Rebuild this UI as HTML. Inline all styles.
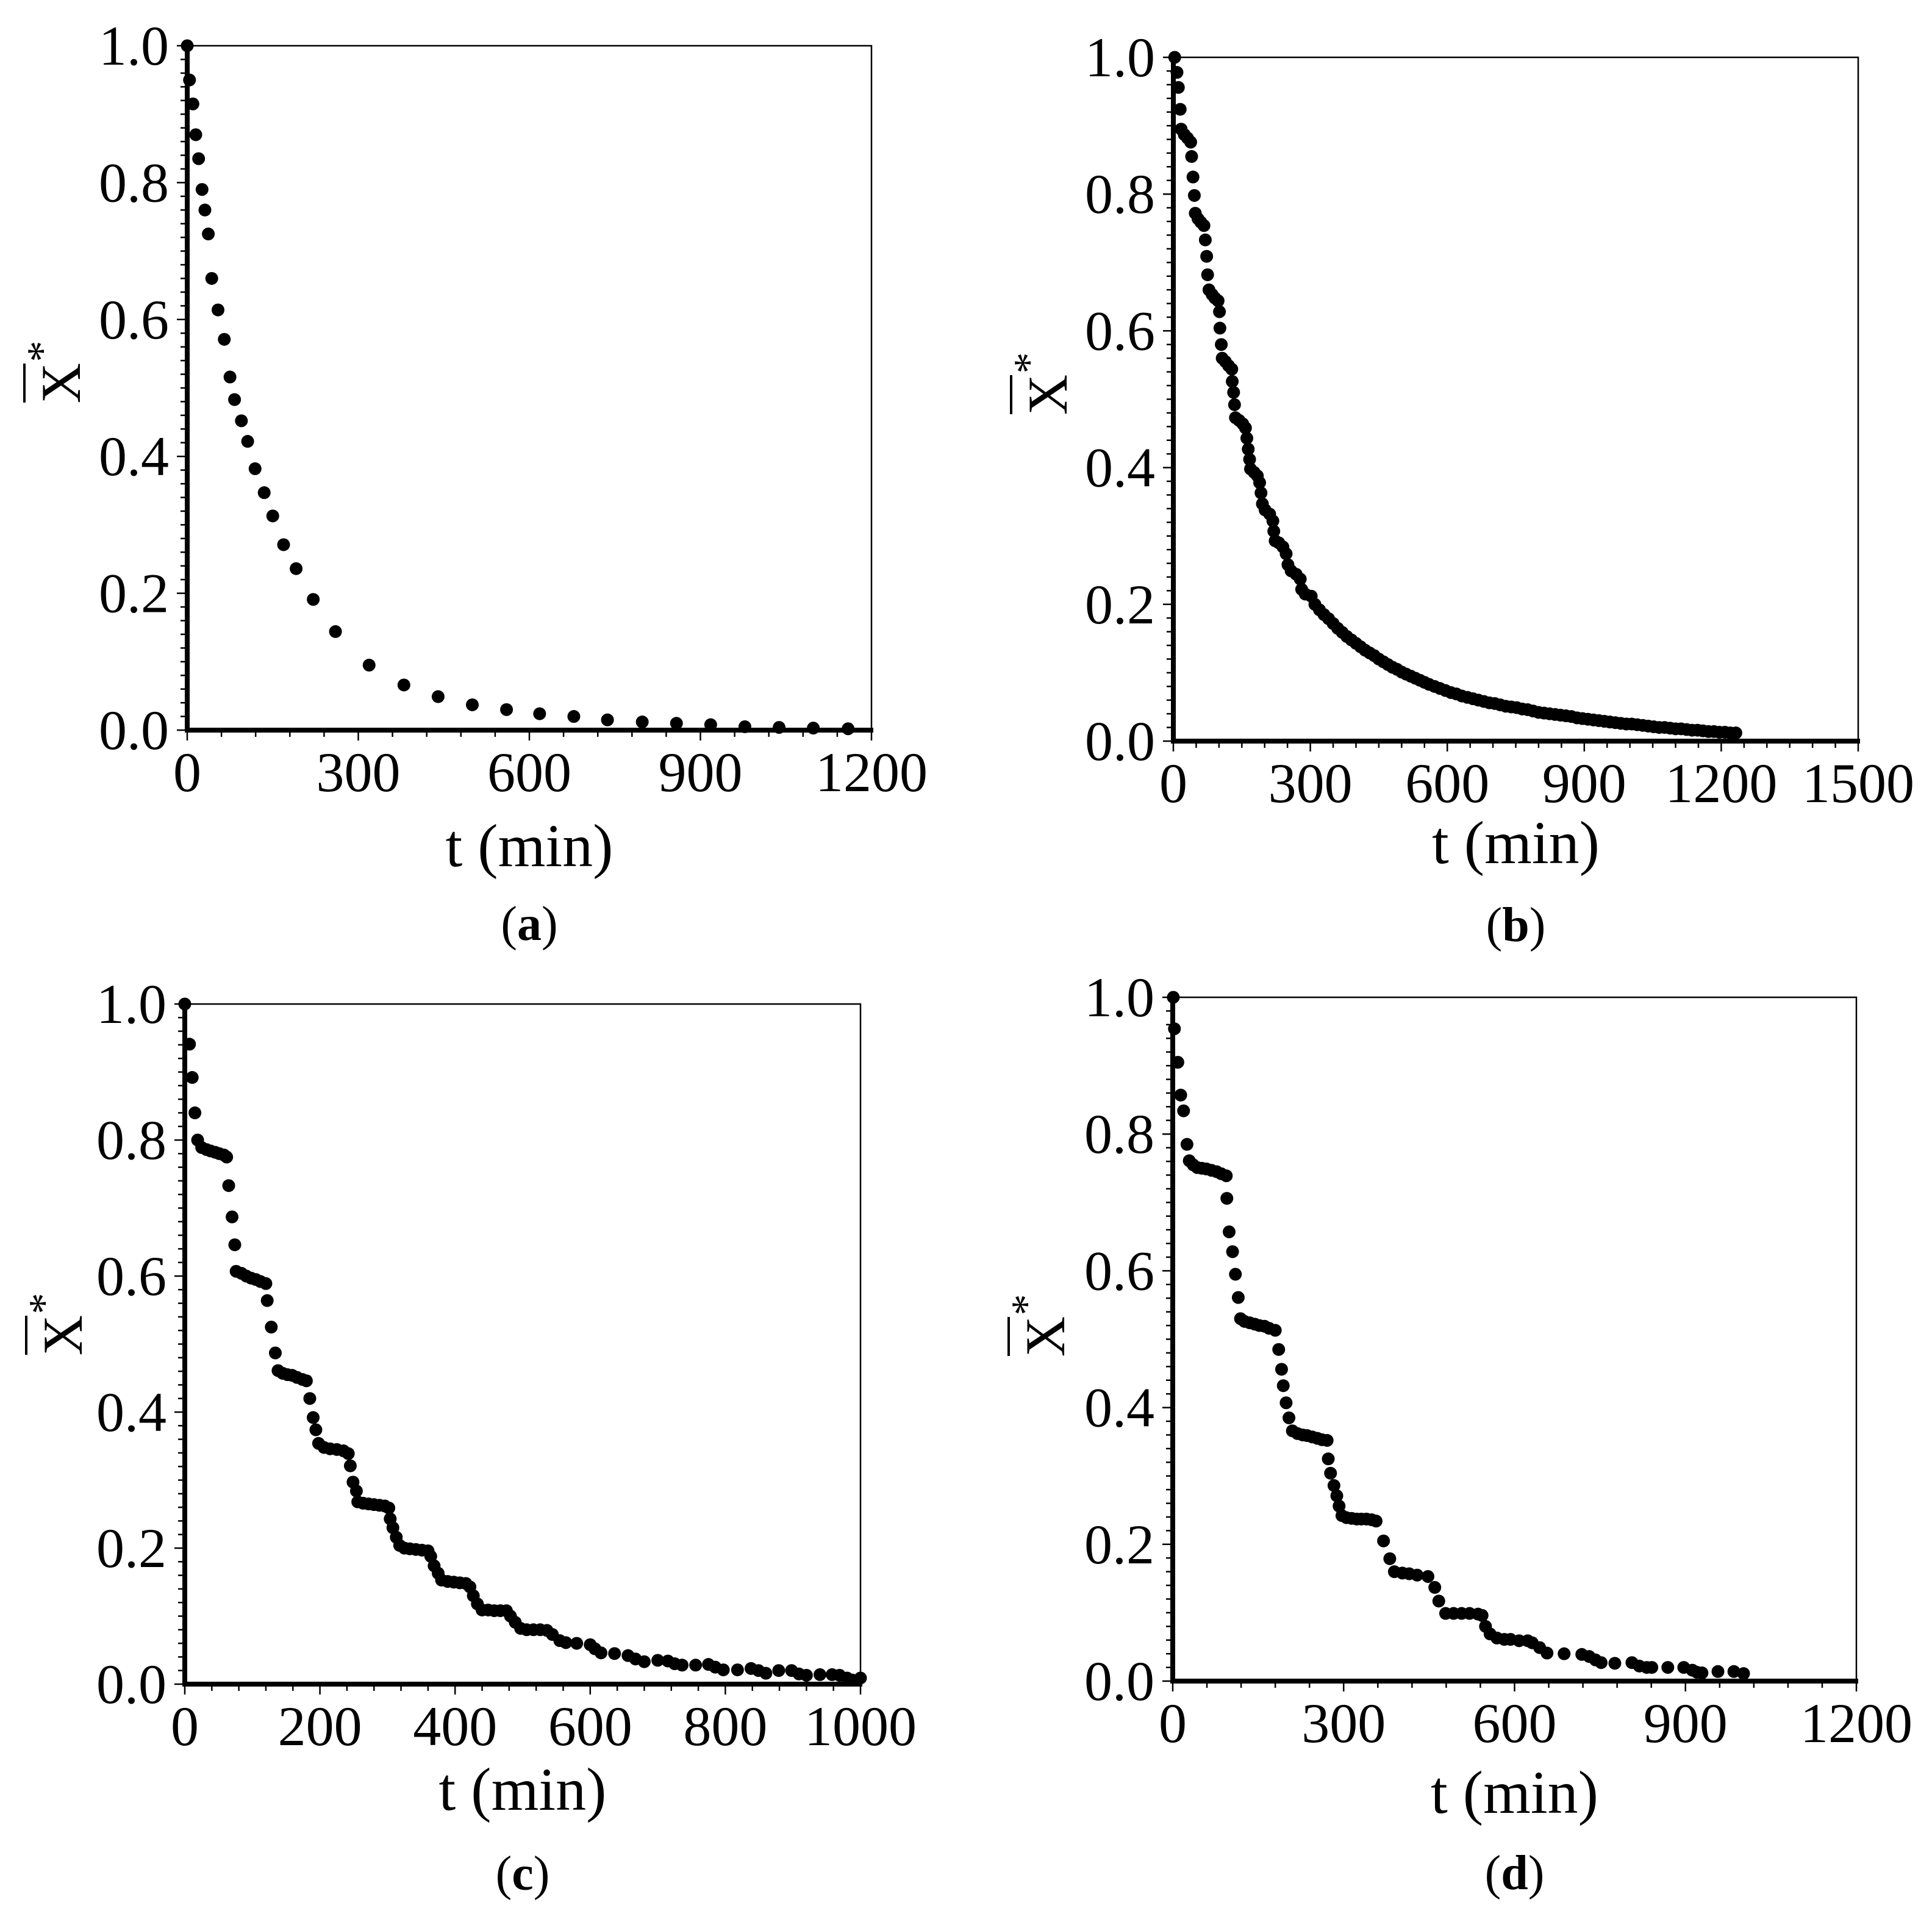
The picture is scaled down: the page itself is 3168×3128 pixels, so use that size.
<!DOCTYPE html>
<html><head><meta charset="utf-8"><style>
html,body{margin:0;padding:0;background:#fff;}
svg{display:block;font-family:"Liberation Serif",serif;}
</style></head>
<body>
<svg id="fig" width="3168" height="3128" viewBox="0 0 3168 3128" xmlns="http://www.w3.org/2000/svg"></svg>
<script>
// ---- data (t in min, normalized moisture X*) ----
const aT = [0,4,10,15,20,26,31,37,43,54,65,75,83,95,106,119,135,150,169,191,221,260,319,380,440,500,560,618,678,737,798,858,918,978,1038,1098,1159];
const aY = [1.0,0.95,0.915,0.87,0.835,0.79,0.76,0.725,0.66,0.614,0.571,0.516,0.483,0.452,0.422,0.382,0.347,0.313,0.271,0.236,0.191,0.144,0.095,0.066,0.049,0.037,0.030,0.024,0.020,0.015,0.012,0.010,0.008,0.005,0.004,0.003,0.002];

const bT = [3,8,11,15,17,24,31,38,40,43,46,48,54,60,67,70,73,75,78,85,91,98,101,102,105,107,114,121,128,129,132,134,136,144,152,158,161,164,167,169,177,184,189,192,195,201,211,218,220,223,231,240,247,251,258,269,278,281,289,302,
 310,320,330,340,350,360,370,380,390,400,410,420,430,440,450,460,470,480,490,500,510,520,530,540,550,560,572,584,596,608,620,632,644,656,668,680,692,704,716,728,740,752,764,776,788,800,812,824,836,848,860,872,884,896,908,920,932,944,956,968,980,992,1004,1016,1028,1040,1052,1064,1076,1088,1100,1112,1124,1136,1148,1160,1172,1184,1196,1208,1220,1232];
const bY = [1.0,0.978,0.956,0.924,0.895,0.887,0.882,0.876,0.855,0.825,0.798,0.772,0.764,0.759,0.754,0.733,0.709,0.682,0.66,0.653,0.648,0.644,0.628,0.604,0.58,0.56,0.555,0.549,0.544,0.526,0.51,0.492,0.473,0.469,0.464,0.458,0.443,0.427,0.412,0.398,0.393,0.388,0.378,0.363,0.347,0.338,0.332,0.322,0.307,0.293,0.29,0.284,0.274,0.258,0.249,0.244,0.237,0.222,0.215,0.212,
 0.200,0.192,0.185,0.179,0.172,0.165,0.159,0.153,0.148,0.143,0.138,0.133,0.129,0.125,0.120,0.116,0.112,0.108,0.105,0.101,0.098,0.095,0.092,0.089,0.086,0.083,0.080,0.077,0.074,0.071,0.069,0.066,0.064,0.062,0.060,0.058,0.056,0.055,0.053,0.051,0.050,0.049,0.047,0.046,0.044,0.042,0.041,0.040,0.039,0.038,0.037,0.036,0.034,0.033,0.032,0.031,0.030,0.029,0.028,0.027,0.026,0.025,0.025,0.024,0.023,0.022,0.021,0.020,0.020,0.019,0.018,0.018,0.017,0.016,0.016,0.015,0.014,0.014,0.013,0.013,0.012,0.012];

const cT = [0,7,11,15,19,25,32,38,45,51,58,62,65,70,74,76,84,91,98,105,112,120,122,128,134,138,145,152,159,166,174,180,185,190,194,198,206,215,225,235,242,245,249,254,256,264,272,280,288,296,302,304,308,313,318,325,333,342,351,360,364,369,375,380,389,398,407,416,422,427,433,440,449,458,467,476,482,489,497,506,516,526,536,544,555,564,580,600,607,616,636,656,667,680,700,715,725,736,756,775,785,797,818,838,849,860,879,898,909,920,940,958,969,980,988,1000];
const cY = [1.0,0.941,0.892,0.84,0.80,0.789,0.786,0.784,0.782,0.78,0.778,0.775,0.733,0.687,0.646,0.607,0.604,0.60,0.597,0.595,0.592,0.589,0.564,0.525,0.487,0.461,0.457,0.455,0.454,0.451,0.448,0.446,0.42,0.392,0.374,0.354,0.348,0.346,0.345,0.343,0.339,0.321,0.297,0.284,0.268,0.266,0.265,0.264,0.263,0.262,0.259,0.243,0.23,0.216,0.204,0.20,0.199,0.198,0.197,0.196,0.188,0.174,0.163,0.153,0.151,0.15,0.149,0.148,0.143,0.13,0.118,0.109,0.109,0.108,0.108,0.108,0.10,0.091,0.082,0.08,0.08,0.08,0.079,0.073,0.064,0.061,0.06,0.058,0.052,0.046,0.045,0.042,0.037,0.033,0.035,0.034,0.030,0.028,0.028,0.029,0.025,0.021,0.021,0.023,0.02,0.016,0.02,0.02,0.015,0.013,0.014,0.014,0.013,0.009,0.006,0.009];

const dT = [1,3,9,14,19,25,29,36,43,51,59,68,77,85,94,95,99,105,110,115,119,126,135,144,152,161,169,180,186,191,194,199,204,210,219,228,236,245,254,262,271,273,277,283,288,292,297,305,314,323,331,340,349,357,370,381,389,403,415,429,448,460,467,479,493,507,521,536,543,549,557,569,582,593,608,623,631,644,657,687,718,731,742,752,776,806,819,832,841,869,897,912,920,929,957,985,1002];
const dY = [1.0,0.954,0.905,0.857,0.834,0.785,0.761,0.755,0.751,0.75,0.749,0.747,0.745,0.742,0.739,0.706,0.657,0.628,0.595,0.561,0.53,0.526,0.524,0.522,0.52,0.519,0.516,0.513,0.485,0.456,0.432,0.407,0.385,0.366,0.362,0.36,0.359,0.357,0.355,0.353,0.352,0.325,0.304,0.286,0.271,0.256,0.242,0.239,0.238,0.237,0.237,0.237,0.236,0.234,0.205,0.179,0.16,0.158,0.157,0.155,0.153,0.137,0.117,0.099,0.099,0.099,0.099,0.098,0.096,0.08,0.069,0.063,0.061,0.061,0.059,0.059,0.056,0.049,0.041,0.040,0.039,0.036,0.031,0.027,0.026,0.027,0.022,0.02,0.02,0.02,0.02,0.016,0.013,0.012,0.014,0.014,0.011];

const yTicks = ["0.0","0.2","0.4","0.6","0.8","1.0"];
const aXTicks = ["0","300","600","900","1200"];
const bXTicks = ["0","300","600","900","1200","1500"];
const cXTicks = ["0","200","400","600","800","1000"];
const dXTicks = ["0","300","600","900","1200"];

const NS = "http://www.w3.org/2000/svg";
const fig = document.getElementById('fig');
function mk(tag, attrs, parent){ const e=document.createElementNS(NS,tag); for(const k in attrs) e.setAttribute(k,attrs[k]); parent.appendChild(e); return e; }

const panels = [
 {id:'a', T:aT, Y:aY, xt:aXTicks, xmax:1200, minor:60, L:307, R:1429, Tp:75, B:1197, yt:[100,628], tl:223, pl:344},
 {id:'b', T:bT, Y:bY, xt:bXTicks, xmax:1500, minor:50, L:1924, R:3047, Tp:94, B:1215, yt:[1718,647], tl:200, pl:328},
 {id:'c', T:cT, Y:cY, xt:cXTicks, xmax:1000, minor:40, L:303, R:1411, Tp:1646, B:2761, yt:[103,2189], tl:206, pl:337},
 {id:'d', T:dT, Y:dY, xt:dXTicks, xmax:1200, minor:60, L:1923, R:3044, Tp:1635, B:2756, yt:[1714,2191], tl:216, pl:341}
];

panels.forEach(p=>{
  const g = mk('g',{},fig);
  
  
  const xs = v => p.L + v/p.xmax*(p.R-p.L);
  const ys = v => p.B - v*(p.B-p.Tp);
  const fr = mk('path',{d:`M${p.L},${p.Tp} H${p.R} V${p.B}`,fill:'none',stroke:'#000','stroke-width':2.5},g);
  
  
  for(let i=0;i<=50;i++){
    const y=ys(i*0.02), major=(i%10===0);
    mk('line',{x1:p.L-(major?17:11),x2:p.L,y1:y,y2:y,stroke:'#000','stroke-width':2.5},g);
  }
  const nMin = Math.round(p.xmax/p.minor);
  const majStep = p.xmax/(p.xt.length-1);
  for(let i=0;i<=nMin;i++){
    const v=i*p.minor, x=xs(v), major=Math.abs(v/majStep-Math.round(v/majStep))<1e-6;
    mk('line',{x1:x,x2:x,y1:p.B,y2:p.B+(major?17:11),stroke:'#000','stroke-width':2.5},g);
  }
  const ya = mk('line',{x1:p.L,x2:p.L,y1:p.Tp-3,y2:p.B+4,stroke:'#000','stroke-width':8},g);
  
  
  const xa = mk('line',{x1:p.L-4,x2:p.R+3,y1:p.B,y2:p.B,stroke:'#000','stroke-width':8},g);
  
  
  yTicks.forEach((t,i)=>{
    const e=mk('text',{x:p.L-30,y:ys(i*0.2)+31,'font-size':92,'text-anchor':'end',fill:'#000'},g);
    e.textContent=t;
    
    
  });
  p.xt.forEach((t,i)=>{
    const e=mk('text',{x:xs(i*majStep),y:p.B+100,'font-size':92,'text-anchor':'middle',fill:'#000'},g);
    e.textContent=t;
    
    
  });
  const xt=mk('text',{x:(p.L+p.R)/2,y:p.B+p.tl,'font-size':100,'text-anchor':'middle',fill:'#000'},g);
  xt.textContent='t (min)';
  
  
  const pl=mk('text',{x:(p.L+p.R)/2,y:p.B+p.pl,'font-size':80,'text-anchor':'middle',fill:'#000'},g);
  pl.innerHTML='(<tspan font-weight="bold">'+p.id+'</tspan>)';
  
  
  const yg=mk('g',{transform:`translate(${p.yt[0]},${p.yt[1]}) rotate(-90)`},g);
  
  
  const X=mk('text',{x:0,y:31,'font-size':92,'text-anchor':'middle',fill:'#000'},yg);
  X.textContent='X';
  mk('line',{x1:-32,x2:32,y1:-60,y2:-60,stroke:'#000','stroke-width':4},yg);
  const st=mk('text',{x:52,y:-8,'font-size':70,'text-anchor':'middle',fill:'#000'},yg);
  st.textContent='*';
  p.T.forEach((t,i)=>{
    const c=mk('circle',{cx:xs(t),cy:ys(p.Y[i]),r:10.5,fill:'#000'},g);
    
    
  });
});
</script>
</body></html>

■ What the task requires ■
Return every line containing "size".

■ Final result ■
The picture is scaled down: the page itself is 3168×3128 pixels, so use that size.
    const e=mk('text',{x:p.L-30,y:ys(i*0.2)+31,'font-size':92,'text-anchor':'end',fill:'#000'},g);
    const e=mk('text',{x:xs(i*majStep),y:p.B+100,'font-size':92,'text-anchor':'middle',fill:'#000'},g);
  const xt=mk('text',{x:(p.L+p.R)/2,y:p.B+p.tl,'font-size':100,'text-anchor':'middle',fill:'#000'},g);
  const pl=mk('text',{x:(p.L+p.R)/2,y:p.B+p.pl,'font-size':80,'text-anchor':'middle',fill:'#000'},g);
  const X=mk('text',{x:0,y:31,'font-size':92,'text-anchor':'middle',fill:'#000'},yg);
  const st=mk('text',{x:52,y:-8,'font-size':70,'text-anchor':'middle',fill:'#000'},yg);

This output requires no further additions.